Opinion

Gang of Eight’s big win for the economy

Madeline Zavodny Professor of Economics, Agnes Scott College
Font Size:

After months of leaks and posturing, the Gang of Eight has released its immigration reform bill. The bill reflects many compromises yet is unlikely to satisfy everyone. Critics will charge that the bill is amnesty for illegal immigrants, or that their path to citizenship will take too long; the bill admits too many immigrants, or too few; the bill values skills over family ties, or gives too much preference to immediate relatives.

But this bill may be as good as immigration reform can get. It increases border and — more importantly — interior enforcement, and it ties the path to citizenship for most undocumented immigrants to progress along the border. It reduces chain migration. It increases the number of employment-based green cards and the number of H-1B visas, allowing more skilled workers to enter the U.S. It also creates new programs for low-skilled workers to replace the deeply flawed H-2A and H-2B temporary worker programs.

These changes have the potential to dramatically boost immigration’s contribution to economic growth. Research shows that highly educated immigrants make critical contributions to the high-tech economy: they patent at twice the rate of U.S. natives and they founded one-quarter of startups between 1995 and 2005. Admitting more of these immigrants helps ensure that the U.S. has the inventors, innovators and entrepreneurs who are the lynchpin to economic growth.

The best part of the bill is that it effectively more than doubles the number of green cards available to employment-based workers by exempting accompanying relatives, PhD-holders in STEM fields and several other categories of highly skilled workers from counting against the cap. The merit-based green card category the bill creates also may prove to be an important pathway for skilled workers. The bill’s increase in the cap on H-1B temporary visas is good since those visas are the gateway through which many skilled immigrants enter the U.S. or remain here after finishing their studies. But green cards are the Holy Grail for most would-be immigrants, so making more of them available to skilled workers is key.

The other important parts of the bill from the standpoint of economic growth are the new programs it creates for low-skilled temporary workers. These workers fill an important niche in the labor force, taking dirty, dangerous and dull jobs that few Americans are willing to do. Admitting these workers relieves bottlenecks in the economy, complements U.S. workers, slows the movement of jobs overseas and lowers prices for consumers.

The new programs would allow workers to move employers more easily and to remain in the U.S. longer than the current H-2A and H-2B programs. Unfortunately, however, the bill retains some of the most costly and cumbersome parts of the current programs, including requirements to recruit U.S. workers and high wage floors. Worse yet, the new agricultural program would cap the number of visas (unlike the current H-2A program) while the new W visa for non-agricultural workers has a cap so low that it threatens to stifle growth and raise prices.

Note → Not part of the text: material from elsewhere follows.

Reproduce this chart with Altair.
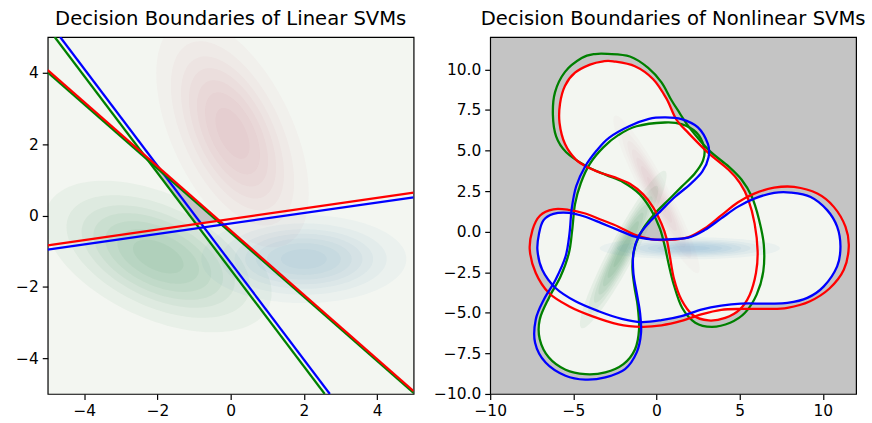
import numpy as np
import pandas as pd
import altair as alt

FONT = "DejaVu Sans"
BG_LIGHT = "#f3f6f1"
BG_GRAY = "#c4c4c4"
LINE_COLORS = {"red": "#ff0000", "green": "#008000", "blue": "#0000ff"}
DENS_COLORS = {"red": "#b0183e", "green": "#006d2c", "blue": "#2171b5"}

# ------------------------------------------------------------------ left panel
left_title = "Decision Boundaries of Linear SVMs"
left_dom = [-5, 5]
left_xticks = [-4, -2, 0, 2, 4]
left_yticks = [-4, -2, 0, 2, 4]

# decision lines (two end points each)
lin_names = ["bg_green", "bg_blue", "rg_green", "rg_red", "rb_blue", "rb_red"]
lin_cols = ["green", "blue", "green", "red", "blue", "red"]
lin_x1 = [-4.81, -4.66, -5.0, -5.0, -5.0, -5.0]
lin_y1 = [5.0, 5.0, 4.01, 4.07, -0.96, -0.84]
lin_x2 = [2.57, 2.71, 5.0, 5.0, 5.0, 5.0]
lin_y2 = [-5.0, -5.0, -4.97, -4.92, 0.51, 0.64]

# class densities (mean, std along major / minor axis, angle of major axis in deg)
classes = ["red", "green", "blue"]
left_mx = [0.05, -1.98, 2.0]
left_my = [2.3, -1.15, -1.22]
left_s1 = [1.67, 1.62, 1.36]
left_s2 = [0.80, 0.84, 0.60]
left_ang = [-65.0, -25.6, 0.0]
left_peak = [0.18, 0.26, 0.22]

# ----------------------------------------------------------------- right panel
right_title = "Decision Boundaries of Nonlinear SVMs"
right_dom = [-10, 12]
right_xticks = [-10, -5, 0, 5, 10]
right_yticks = [-10, -7.5, -5, -2.5, 0, 2.5, 5, 7.5, 10]

right_mx = [0.0, -2.0, 2.0]
right_my = [2.3, -1.1, -1.02]
right_s1 = [2.65, 2.65, 2.63]
right_s2 = [0.38, 0.38, 0.33]
right_ang = [-62.7, 62.6, 0.0]
right_peak = [0.14, 0.32, 0.26]

levels = [0.12, 0.25, 0.38, 0.5, 0.63, 0.76, 0.9]

# closed decision curves (x list, y list)
A_red_x = [-2.6, -1.3, -0.2, 0.6, 1.2, 1.94, 3.13, 4.33, 5.02, 5.52, 5.9, 6.08, 5.98, 5.6, 5.0, 4.13, 3.13, 2.2, 1.5, 1.05, 0.8, 0.6, 0.3, -0.2, -0.8, -1.6, -2.5, -3.3, -4.04, -4.83, -5.5, -5.83, -5.8, -5.5, -4.9, -4.0, -3.2]
A_red_y = [10.5, 10.2, 9.4, 8.2, 6.9, 6.06, 4.84, 3.82, 3.0, 1.98, 0.5, -1.2, -2.55, -3.9, -4.8, -5.31, -5.47, -5.15, -4.2, -2.9, -1.5, -0.4, 0.5, 1.5, 2.3, 2.95, 3.35, 3.6, 3.92, 4.43, 5.4, 6.7, 7.9, 9.0, 9.8, 10.3, 10.5]
A_green_x = [-2.95, -1.6, -0.5, 0.3, 0.9, 1.4, 1.94, 3.13, 4.33, 5.12, 5.72, 6.15, 6.45, 6.42, 6.02, 5.32, 4.43, 3.33, 2.33, 1.54, 1.04, 0.74, 0.5, 0.2, -0.3, -1.0, -2.0, -3.04, -4.24, -5.43, -6.03, -6.23, -6.1, -5.5, -4.5, -3.7]
A_green_y = [10.96, 10.8, 10.1, 9.2, 8.1, 7.3, 6.47, 5.04, 4.02, 3.2, 2.18, 0.8, -0.8, -2.45, -3.88, -5.0, -5.61, -5.86, -5.61, -4.69, -3.27, -2.04, -0.9, 0.2, 1.3, 2.3, 3.05, 3.5, 4.05, 4.9, 5.86, 7.2, 8.6, 9.85, 10.7, 10.95]
B_blue_x = [0.5, 1.5, 2.49, 3.09, 3.13, 2.75, 2.0, 1.1, 0.3, -0.49, -1.09, -1.39, -1.39, -1.19, -0.99, -0.93, -1.19, -1.89, -3.08, -4.28, -5.47, -6.67, -7.3, -7.26, -6.77, -6.07, -5.47, -5.23, -5.1, -4.83, -4.3, -3.6, -2.84, -1.65, -0.45]
B_blue_y = [7.04, 6.94, 6.43, 5.41, 4.59, 3.7, 2.9, 2.14, 1.33, 0.51, -0.31, -1.33, -2.55, -3.78, -5.0, -6.22, -7.44, -8.47, -8.98, -9.12, -8.88, -8.06, -6.84, -5.41, -4.18, -2.96, -1.53, -0.1, 1.4, 2.8, 4.0, 5.0, 5.8, 6.5, 6.95]
B_green_x = [0.5, 1.5, 2.39, 2.86, 2.8, 2.29, 1.5, 0.7, -0.1, -0.79, -1.29, -1.45, -1.33, -1.13, -1.05, -1.29, -1.99, -3.08, -4.28, -5.47, -6.47, -7.02, -7.02, -6.47, -5.77, -5.27, -5.07, -4.9, -4.55, -4.0, -3.2, -2.3, -1.2]
B_green_y = [6.73, 6.63, 6.12, 5.21, 4.39, 3.57, 2.76, 1.94, 1.12, 0.2, -0.92, -2.14, -3.37, -4.59, -6.02, -7.24, -8.16, -8.67, -8.78, -8.51, -7.76, -6.63, -5.41, -4.08, -2.76, -1.33, 0.1, 1.7, 3.0, 4.2, 5.2, 5.95, 6.5]
C_red_x = [-7.46, -7.0, -6.2, -5.3, -4.28, -3.28, -2.29, -1.29, -0.29, 0.7, 1.9, 2.89, 3.89, 4.88, 5.88, 7.07, 8.27, 9.67, 10.66, 11.36, 11.56, 11.26, 10.4, 9.2, 7.87, 6.68, 5.08, 3.89, 2.69, 1.5, 0.3, -0.89, -2.29, -3.88, -5.27, -6.47, -7.26, -7.62]
C_red_y = [0.1, 1.0, 1.38, 1.35, 1.12, 0.72, 0.31, -0.2, -0.47, -0.51, -0.35, 0.2, 1.0, 1.8, 2.35, 2.71, 2.76, 2.35, 1.53, 0.31, -0.92, -2.35, -3.5, -4.3, -4.69, -4.76, -4.76, -4.82, -5.1, -5.5, -5.77, -5.86, -5.71, -5.2, -4.59, -3.78, -2.55, -1.12]
C_blue_x = [-7.06, -6.8, -6.2, -5.27, -4.28, -3.28, -2.29, -1.29, -0.29, 0.7, 1.9, 2.89, 3.89, 4.88, 5.88, 7.07, 8.07, 9.27, 10.26, 10.86, 11.06, 10.86, 10.06, 9.07, 7.87, 6.68, 5.08, 3.89, 2.69, 1.5, 0.3, -0.89, -2.09, -3.48, -4.87, -6.07, -6.87, -7.16]
C_blue_y = [-0.1, 0.7, 1.1, 1.16, 0.92, 0.51, 0.1, -0.31, -0.47, -0.47, -0.37, 0.1, 0.82, 1.53, 2.04, 2.39, 2.41, 2.14, 1.33, 0.31, -0.92, -2.14, -3.37, -4.08, -4.39, -4.43, -4.43, -4.55, -4.8, -5.2, -5.45, -5.57, -5.37, -4.9, -4.29, -3.47, -2.35, -1.12]

curve_names = ["A_green", "B_green", "A_red", "C_red", "B_blue", "C_blue"]
curve_cols = ["green", "green", "red", "red", "blue", "blue"]
curve_data = {
    "A_green": (A_green_x, A_green_y), "B_green": (B_green_x, B_green_y),
    "A_red": (A_red_x, A_red_y), "C_red": (C_red_x, C_red_y),
    "B_blue": (B_blue_x, B_blue_y), "C_blue": (C_blue_x, C_blue_y),
}
inner_curves = ["A_red", "B_green", "C_blue"]   # light region = inside these

col_domain = ["green", "red", "blue"]
col_range = [LINE_COLORS[c] for c in col_domain]


# ------------------------------------------------------------------ helpers
def ellipse_table(mx, my, s1, s2, ang, dom):
    """Gaussian level sets (ellipses), kept inside the axes box."""
    rows = []
    t = np.linspace(0, 2 * np.pi, 120, endpoint=False)
    for c, m1, m2, a1, a2, an in zip(classes, mx, my, s1, s2, ang):
        th = np.deg2rad(an)
        for k, f in enumerate(levels):
            r = np.sqrt(-2 * np.log(f))
            u = a1 * r * np.cos(t)
            v = a2 * r * np.sin(t)
            xs = np.clip(m1 + u * np.cos(th) - v * np.sin(th), dom[0], dom[1])
            ys = np.clip(m2 + u * np.sin(th) + v * np.cos(th), dom[0], dom[1])
            for i, (xx, yy) in enumerate(zip(xs, ys)):
                rows.append({"cls": c, "lvl": k, "i": i, "x": xx, "y": yy})
    return pd.DataFrame(rows)


def line_through(n):
    return (lin_x1[n], lin_y1[n], lin_x2[n], lin_y2[n])


def intersect(p, q):
    x1, y1, x2, y2 = p
    x3, y3, x4, y4 = q
    d = (x1 - x2) * (y3 - y4) - (y1 - y2) * (x3 - x4)
    a = x1 * y2 - y1 * x2
    b = x3 * y4 - y3 * x4
    return ((a * (x3 - x4) - (x1 - x2) * b) / d, (a * (y3 - y4) - (y1 - y2) * b) / d)


def axis(vals, fmt, ext=None):
    kw = dict(values=vals, format=fmt, title=None, grid=False, domain=False,
              tickSize=5.5, tickWidth=1.2, tickColor="black", labelColor="black",
              labelFont=FONT, labelFontSize=15.5, labelPadding=4,
              labelFlush=False, labelOverlap=False)
    if ext is not None:
        kw["minExtent"] = ext
    return alt.Axis(**kw)


def density_layers(df, peaks, xenc, yenc):
    layers = []
    n = len(levels)
    for c, p in zip(classes, peaks):
        a = 1 - (1 - p) ** (1.0 / n)
        layers.append(
            alt.Chart(df[df.cls == c]).mark_line(
                fill=DENS_COLORS[c], fillOpacity=a, strokeOpacity=0, strokeWidth=0,
                interpolate="linear-closed", clip=True
            ).encode(x=xenc, y=yenc, detail="lvl:N", order="i:Q")
        )
    return layers


def color_enc():
    return alt.Color("col:N", scale=alt.Scale(domain=col_domain, range=col_range), legend=None)


title_kw = dict(fontSize=19.7, font=FONT, fontWeight="normal", color="black",
                anchor="middle", frame="group", offset=-8, baseline="alphabetic")

# ------------------------------------------------------------------ left chart
lx = alt.X("x:Q", scale=alt.Scale(domain=left_dom, nice=False, zero=False),
           axis=axis(left_xticks, "d"))
ly = alt.Y("y:Q", scale=alt.Scale(domain=left_dom, nice=False, zero=False),
           axis=axis(left_yticks, "d", 42))

left_ell = ellipse_table(left_mx, left_my, left_s1, left_s2, left_ang, left_dom)

# gap region bounded by the steep green, middle green and shallow red lines
P1 = intersect(line_through(0), line_through(2))
P2 = intersect(line_through(2), line_through(5))
P3 = intersect(line_through(0), line_through(5))
tri = pd.DataFrame({"i": [0, 1, 2], "x": [P1[0], P2[0], P3[0]], "y": [P1[1], P2[1], P3[1]]})

lin_rows = []
for n, name in enumerate(lin_names):
    lin_rows.append({"curve": name, "col": lin_cols[n], "i": 0, "x": lin_x1[n], "y": lin_y1[n]})
    lin_rows.append({"curve": name, "col": lin_cols[n], "i": 1, "x": lin_x2[n], "y": lin_y2[n]})
lin_df = pd.DataFrame(lin_rows)

left_layers = density_layers(left_ell, left_peak, lx, ly)
left_layers.append(
    alt.Chart(tri).mark_line(fill=BG_GRAY, strokeOpacity=0, strokeWidth=0,
                             interpolate="linear-closed", clip=True)
    .encode(x=lx, y=ly, order="i:Q")
)
left_layers.append(
    alt.Chart(lin_df).mark_line(strokeWidth=2.3, clip=True).encode(
        x=lx, y=ly, order="i:Q", detail="curve:N", color=color_enc())
)
left = alt.layer(*left_layers).properties(
    width=368, height=359,
    title=alt.TitleParams(left_title, **title_kw),
    view=alt.ViewBackground(fill=BG_LIGHT, stroke="black", strokeWidth=1.2),
)

# ----------------------------------------------------------------- right chart
rx = alt.X("x:Q", scale=alt.Scale(domain=right_dom, nice=False, zero=False),
           axis=axis(right_xticks, "d"))
ry = alt.Y("y:Q", scale=alt.Scale(domain=right_dom, nice=False, zero=False),
           axis=axis(right_yticks, ".1f", 62))

cur_rows = []
for name, col in zip(curve_names, curve_cols):
    xs, ys = curve_data[name]
    for i, (xx, yy) in enumerate(zip(xs, ys)):
        cur_rows.append({"curve": name, "col": col, "i": i, "x": xx, "y": yy})
cur_df = pd.DataFrame(cur_rows)

right_ell = ellipse_table(right_mx, right_my, right_s1, right_s2, right_ang, right_dom)

right_layers = [
    alt.Chart(cur_df[cur_df.curve.isin(inner_curves)]).mark_line(
        fill=BG_LIGHT, strokeOpacity=0, strokeWidth=0,
        interpolate="cardinal-closed", clip=True
    ).encode(x=rx, y=ry, detail="curve:N", order="i:Q")
]
right_layers += density_layers(right_ell, right_peak, rx, ry)
right_layers.append(
    alt.Chart(cur_df).mark_line(strokeWidth=2.3, interpolate="cardinal-closed", clip=True)
    .encode(x=rx, y=ry, order="i:Q", detail="curve:N", color=color_enc())
)
right = alt.layer(*right_layers).properties(
    width=368, height=359,
    title=alt.TitleParams(right_title, **title_kw),
    view=alt.ViewBackground(fill=BG_GRAY, stroke="black", strokeWidth=1.2),
)

chart = alt.hconcat(left, right, spacing=13).properties(
    padding={"left": 5, "top": 7, "right": 5, "bottom": 0},
    background="white",
).configure_view(stroke="black")

chart.save("out.html", embed_options={"renderer": "svg", "actions": False})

Some other parts of the bill are inefficient or just plain odd. For example, the bill creates a commission charged with designating shortage occupations. There is no clear way to measure labor market shortages, and it’s hard to imagine that a new bureaucracy is a good idea. The point system for the new merit-based green card program may sound good on paper, but point systems quickly become outdated and have a hard time picking the immigrants who will be most successful. The bill would allow spouses of H-1B visa holders to work only if the worker’s home country provides reciprocal treatment to spouses of U.S. workers, but spouses and minor children of W visa holders would be allowed to work regardless of their home country’s rules.

The Gang of Eight’s bill totals 844 pages. Any bill that long and this complicated seems sure to contain at least one provision that alienates every potential supporter. But this legislation has the potential to massively improve U.S. immigration policy. After some tweaks, it would replace an antiquated, inefficient system with one that unleashes immigration’s power to boost economic growth.

Madeline Zavodny is a professor of economics at Agnes Scott College and a visiting scholar at the American Enterprise Institute.